Repeat exactly and only the lines from the line containing "Give me the Plotly.js source for this chart." through the line containing "for (var b = 0;", both included.

§ **Exercise input**

* start *

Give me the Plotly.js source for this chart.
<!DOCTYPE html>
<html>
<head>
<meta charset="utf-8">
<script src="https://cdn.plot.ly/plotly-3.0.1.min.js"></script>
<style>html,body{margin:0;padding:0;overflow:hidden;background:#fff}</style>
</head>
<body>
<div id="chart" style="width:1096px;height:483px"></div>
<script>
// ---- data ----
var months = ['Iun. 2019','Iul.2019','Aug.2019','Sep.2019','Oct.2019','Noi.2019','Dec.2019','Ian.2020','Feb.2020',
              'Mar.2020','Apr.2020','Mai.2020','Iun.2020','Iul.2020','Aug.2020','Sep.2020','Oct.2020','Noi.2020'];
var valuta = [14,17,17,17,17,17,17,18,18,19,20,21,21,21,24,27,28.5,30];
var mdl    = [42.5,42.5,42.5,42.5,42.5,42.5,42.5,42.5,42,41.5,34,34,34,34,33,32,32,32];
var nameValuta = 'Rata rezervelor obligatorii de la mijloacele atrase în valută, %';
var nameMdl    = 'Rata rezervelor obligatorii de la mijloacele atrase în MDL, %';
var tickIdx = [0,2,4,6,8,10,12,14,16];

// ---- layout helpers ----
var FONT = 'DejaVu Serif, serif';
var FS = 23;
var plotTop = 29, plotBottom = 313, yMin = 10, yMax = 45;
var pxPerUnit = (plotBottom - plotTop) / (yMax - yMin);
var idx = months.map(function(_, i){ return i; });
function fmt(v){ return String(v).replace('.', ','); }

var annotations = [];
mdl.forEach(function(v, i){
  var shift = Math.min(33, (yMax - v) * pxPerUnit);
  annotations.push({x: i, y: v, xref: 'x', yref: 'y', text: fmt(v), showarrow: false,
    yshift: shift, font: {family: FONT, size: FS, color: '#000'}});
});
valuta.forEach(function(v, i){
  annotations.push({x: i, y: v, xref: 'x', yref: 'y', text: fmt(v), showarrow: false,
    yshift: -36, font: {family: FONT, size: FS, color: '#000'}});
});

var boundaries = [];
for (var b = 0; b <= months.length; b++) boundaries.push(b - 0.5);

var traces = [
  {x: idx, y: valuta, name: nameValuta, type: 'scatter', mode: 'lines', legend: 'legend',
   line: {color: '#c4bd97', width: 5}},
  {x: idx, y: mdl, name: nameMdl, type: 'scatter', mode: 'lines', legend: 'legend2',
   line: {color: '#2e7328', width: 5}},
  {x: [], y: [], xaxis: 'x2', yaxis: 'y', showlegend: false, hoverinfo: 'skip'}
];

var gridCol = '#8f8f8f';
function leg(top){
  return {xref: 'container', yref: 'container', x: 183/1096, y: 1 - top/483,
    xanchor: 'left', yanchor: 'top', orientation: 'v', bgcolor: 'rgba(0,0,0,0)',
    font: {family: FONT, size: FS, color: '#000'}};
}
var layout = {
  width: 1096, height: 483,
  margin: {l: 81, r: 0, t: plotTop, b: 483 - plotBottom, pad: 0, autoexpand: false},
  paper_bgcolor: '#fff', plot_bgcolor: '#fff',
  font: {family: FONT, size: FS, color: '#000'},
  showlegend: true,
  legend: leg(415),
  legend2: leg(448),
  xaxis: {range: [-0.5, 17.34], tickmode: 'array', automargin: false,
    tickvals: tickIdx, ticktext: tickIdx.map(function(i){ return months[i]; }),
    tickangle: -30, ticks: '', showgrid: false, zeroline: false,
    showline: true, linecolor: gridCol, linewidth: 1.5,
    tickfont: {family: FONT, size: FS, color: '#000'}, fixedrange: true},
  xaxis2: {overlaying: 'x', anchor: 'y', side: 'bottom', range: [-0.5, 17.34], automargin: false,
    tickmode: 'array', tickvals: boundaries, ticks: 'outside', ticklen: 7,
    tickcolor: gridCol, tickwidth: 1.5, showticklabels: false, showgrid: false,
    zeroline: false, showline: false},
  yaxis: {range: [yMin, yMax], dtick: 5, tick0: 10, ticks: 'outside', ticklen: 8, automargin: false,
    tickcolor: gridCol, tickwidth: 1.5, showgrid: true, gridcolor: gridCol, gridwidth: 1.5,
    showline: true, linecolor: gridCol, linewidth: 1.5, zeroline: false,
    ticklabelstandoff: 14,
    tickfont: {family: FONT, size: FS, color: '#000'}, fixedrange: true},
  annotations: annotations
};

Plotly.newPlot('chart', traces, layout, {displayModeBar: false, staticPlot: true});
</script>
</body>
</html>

* end *
* start *

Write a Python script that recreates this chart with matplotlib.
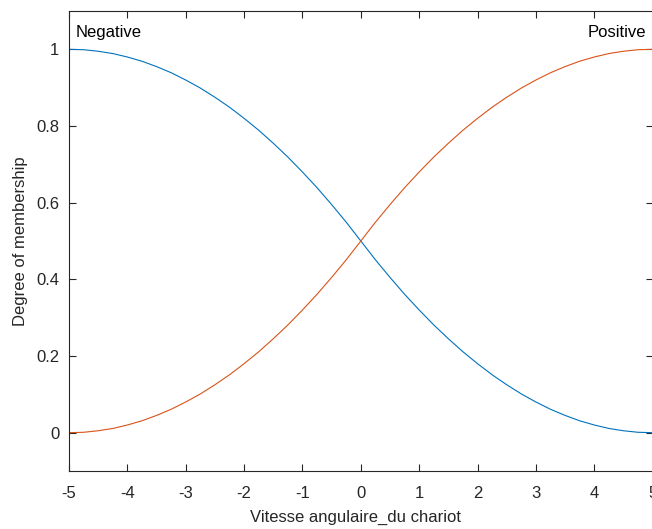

* end *
* start *

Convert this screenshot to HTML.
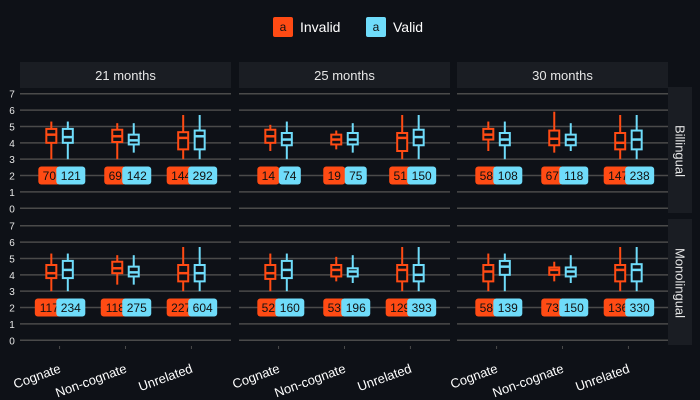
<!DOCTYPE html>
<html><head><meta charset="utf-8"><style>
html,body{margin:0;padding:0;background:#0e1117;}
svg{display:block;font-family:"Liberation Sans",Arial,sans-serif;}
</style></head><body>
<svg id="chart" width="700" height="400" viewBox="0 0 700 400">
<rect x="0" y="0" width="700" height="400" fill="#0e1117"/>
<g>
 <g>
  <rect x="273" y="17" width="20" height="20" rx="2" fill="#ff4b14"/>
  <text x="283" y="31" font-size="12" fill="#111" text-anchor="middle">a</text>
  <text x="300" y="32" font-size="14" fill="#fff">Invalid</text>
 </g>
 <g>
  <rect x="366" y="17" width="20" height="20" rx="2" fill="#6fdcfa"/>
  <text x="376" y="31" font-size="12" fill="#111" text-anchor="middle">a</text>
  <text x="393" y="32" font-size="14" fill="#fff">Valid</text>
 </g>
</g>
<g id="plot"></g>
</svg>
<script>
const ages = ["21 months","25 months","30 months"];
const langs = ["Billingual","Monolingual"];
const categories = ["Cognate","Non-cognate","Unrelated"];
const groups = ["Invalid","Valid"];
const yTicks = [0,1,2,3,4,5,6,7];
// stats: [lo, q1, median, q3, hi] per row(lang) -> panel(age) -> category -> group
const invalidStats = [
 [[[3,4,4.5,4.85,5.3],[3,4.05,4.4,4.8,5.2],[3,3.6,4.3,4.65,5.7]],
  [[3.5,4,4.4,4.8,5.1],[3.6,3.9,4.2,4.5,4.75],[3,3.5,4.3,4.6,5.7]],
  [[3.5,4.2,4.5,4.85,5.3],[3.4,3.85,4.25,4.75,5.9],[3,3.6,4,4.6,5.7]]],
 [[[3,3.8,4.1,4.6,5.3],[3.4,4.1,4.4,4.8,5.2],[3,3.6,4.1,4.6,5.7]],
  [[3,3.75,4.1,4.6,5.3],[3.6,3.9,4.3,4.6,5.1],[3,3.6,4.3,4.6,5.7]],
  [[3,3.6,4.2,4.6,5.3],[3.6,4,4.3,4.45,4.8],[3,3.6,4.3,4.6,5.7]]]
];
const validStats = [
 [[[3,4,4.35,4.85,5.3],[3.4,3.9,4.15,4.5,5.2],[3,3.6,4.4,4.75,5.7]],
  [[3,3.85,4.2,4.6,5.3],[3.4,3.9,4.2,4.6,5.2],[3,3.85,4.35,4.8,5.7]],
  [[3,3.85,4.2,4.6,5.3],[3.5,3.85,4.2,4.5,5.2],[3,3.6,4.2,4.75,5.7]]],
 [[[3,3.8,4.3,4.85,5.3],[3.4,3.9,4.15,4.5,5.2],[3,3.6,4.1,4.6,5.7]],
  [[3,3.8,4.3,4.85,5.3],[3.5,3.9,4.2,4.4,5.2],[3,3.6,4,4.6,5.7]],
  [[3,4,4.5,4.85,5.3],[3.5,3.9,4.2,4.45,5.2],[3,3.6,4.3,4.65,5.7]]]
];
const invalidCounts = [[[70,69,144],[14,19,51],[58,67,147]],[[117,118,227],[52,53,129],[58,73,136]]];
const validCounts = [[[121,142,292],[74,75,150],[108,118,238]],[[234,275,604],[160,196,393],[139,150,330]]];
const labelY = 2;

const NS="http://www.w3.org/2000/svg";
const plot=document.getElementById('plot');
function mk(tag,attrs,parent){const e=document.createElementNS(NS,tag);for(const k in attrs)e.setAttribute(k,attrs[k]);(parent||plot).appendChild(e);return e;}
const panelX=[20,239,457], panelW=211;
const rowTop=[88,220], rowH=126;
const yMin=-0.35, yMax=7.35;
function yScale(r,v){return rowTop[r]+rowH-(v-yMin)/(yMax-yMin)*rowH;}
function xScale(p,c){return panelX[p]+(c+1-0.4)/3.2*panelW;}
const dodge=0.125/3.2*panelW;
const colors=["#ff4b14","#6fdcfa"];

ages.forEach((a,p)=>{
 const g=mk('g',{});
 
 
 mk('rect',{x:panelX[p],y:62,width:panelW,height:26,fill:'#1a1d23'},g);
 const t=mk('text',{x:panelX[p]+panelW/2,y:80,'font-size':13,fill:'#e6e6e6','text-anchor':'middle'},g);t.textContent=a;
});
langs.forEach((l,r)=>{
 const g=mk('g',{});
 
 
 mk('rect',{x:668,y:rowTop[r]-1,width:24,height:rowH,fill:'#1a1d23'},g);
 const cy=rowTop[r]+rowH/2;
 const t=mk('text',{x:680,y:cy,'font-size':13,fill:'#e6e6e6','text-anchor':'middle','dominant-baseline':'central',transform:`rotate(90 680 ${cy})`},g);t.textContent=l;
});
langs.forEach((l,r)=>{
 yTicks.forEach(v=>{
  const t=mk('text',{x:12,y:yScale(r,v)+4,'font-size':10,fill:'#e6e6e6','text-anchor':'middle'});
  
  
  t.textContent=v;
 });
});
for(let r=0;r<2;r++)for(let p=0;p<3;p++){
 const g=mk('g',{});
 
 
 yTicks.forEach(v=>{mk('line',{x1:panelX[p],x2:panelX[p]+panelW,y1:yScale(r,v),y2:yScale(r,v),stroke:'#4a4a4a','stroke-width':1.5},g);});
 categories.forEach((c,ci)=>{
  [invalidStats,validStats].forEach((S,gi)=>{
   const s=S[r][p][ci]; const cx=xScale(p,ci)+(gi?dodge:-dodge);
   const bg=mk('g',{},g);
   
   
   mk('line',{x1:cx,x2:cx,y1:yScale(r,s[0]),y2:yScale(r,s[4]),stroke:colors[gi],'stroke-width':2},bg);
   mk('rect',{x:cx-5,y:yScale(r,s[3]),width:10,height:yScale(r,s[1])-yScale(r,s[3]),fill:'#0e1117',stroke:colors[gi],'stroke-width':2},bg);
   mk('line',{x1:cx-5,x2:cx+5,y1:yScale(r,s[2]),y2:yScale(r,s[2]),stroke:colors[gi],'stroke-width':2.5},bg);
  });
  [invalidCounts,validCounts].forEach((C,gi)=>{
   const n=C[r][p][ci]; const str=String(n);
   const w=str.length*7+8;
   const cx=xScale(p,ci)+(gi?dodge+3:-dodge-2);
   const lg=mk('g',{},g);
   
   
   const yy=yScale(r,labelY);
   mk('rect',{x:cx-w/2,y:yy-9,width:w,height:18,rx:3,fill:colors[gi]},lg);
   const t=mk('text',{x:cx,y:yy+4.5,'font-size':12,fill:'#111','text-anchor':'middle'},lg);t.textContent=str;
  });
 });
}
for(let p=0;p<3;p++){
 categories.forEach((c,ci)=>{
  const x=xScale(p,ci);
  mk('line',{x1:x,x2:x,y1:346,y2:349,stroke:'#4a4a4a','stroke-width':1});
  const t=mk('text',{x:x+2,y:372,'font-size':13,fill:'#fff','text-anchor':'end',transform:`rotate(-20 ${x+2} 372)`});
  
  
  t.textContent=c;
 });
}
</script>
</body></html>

* end *

§ **The response**
Give me the Plotly.js source for this chart.
<!DOCTYPE html>
<html>
<head>
<meta charset="utf-8">
<script src="https://cdn.plot.ly/plotly-3.0.1.min.js"></script>
<style>html,body{margin:0;padding:0;overflow:hidden;background:#fff}</style>
</head>
<body>
<div id="chart" style="width:1096px;height:483px"></div>
<script>
// ---- data ----
var months = ['Iun. 2019','Iul.2019','Aug.2019','Sep.2019','Oct.2019','Noi.2019','Dec.2019','Ian.2020','Feb.2020',
              'Mar.2020','Apr.2020','Mai.2020','Iun.2020','Iul.2020','Aug.2020','Sep.2020','Oct.2020','Noi.2020'];
var valuta = [14,17,17,17,17,17,17,18,18,19,20,21,21,21,24,27,28.5,30];
var mdl    = [42.5,42.5,42.5,42.5,42.5,42.5,42.5,42.5,42,41.5,34,34,34,34,33,32,32,32];
var nameValuta = 'Rata rezervelor obligatorii de la mijloacele atrase în valută, %';
var nameMdl    = 'Rata rezervelor obligatorii de la mijloacele atrase în MDL, %';
var tickIdx = [0,2,4,6,8,10,12,14,16];

// ---- layout helpers ----
var FONT = 'DejaVu Serif, serif';
var FS = 23;
var plotTop = 29, plotBottom = 313, yMin = 10, yMax = 45;
var pxPerUnit = (plotBottom - plotTop) / (yMax - yMin);
var idx = months.map(function(_, i){ return i; });
function fmt(v){ return String(v).replace('.', ','); }

var annotations = [];
mdl.forEach(function(v, i){
  var shift = Math.min(33, (yMax - v) * pxPerUnit);
  annotations.push({x: i, y: v, xref: 'x', yref: 'y', text: fmt(v), showarrow: false,
    yshift: shift, font: {family: FONT, size: FS, color: '#000'}});
});
valuta.forEach(function(v, i){
  annotations.push({x: i, y: v, xref: 'x', yref: 'y', text: fmt(v), showarrow: false,
    yshift: -36, font: {family: FONT, size: FS, color: '#000'}});
});

var boundaries = [];
for (var b = 0; b <= months.length; b++) boundaries.push(b - 0.5);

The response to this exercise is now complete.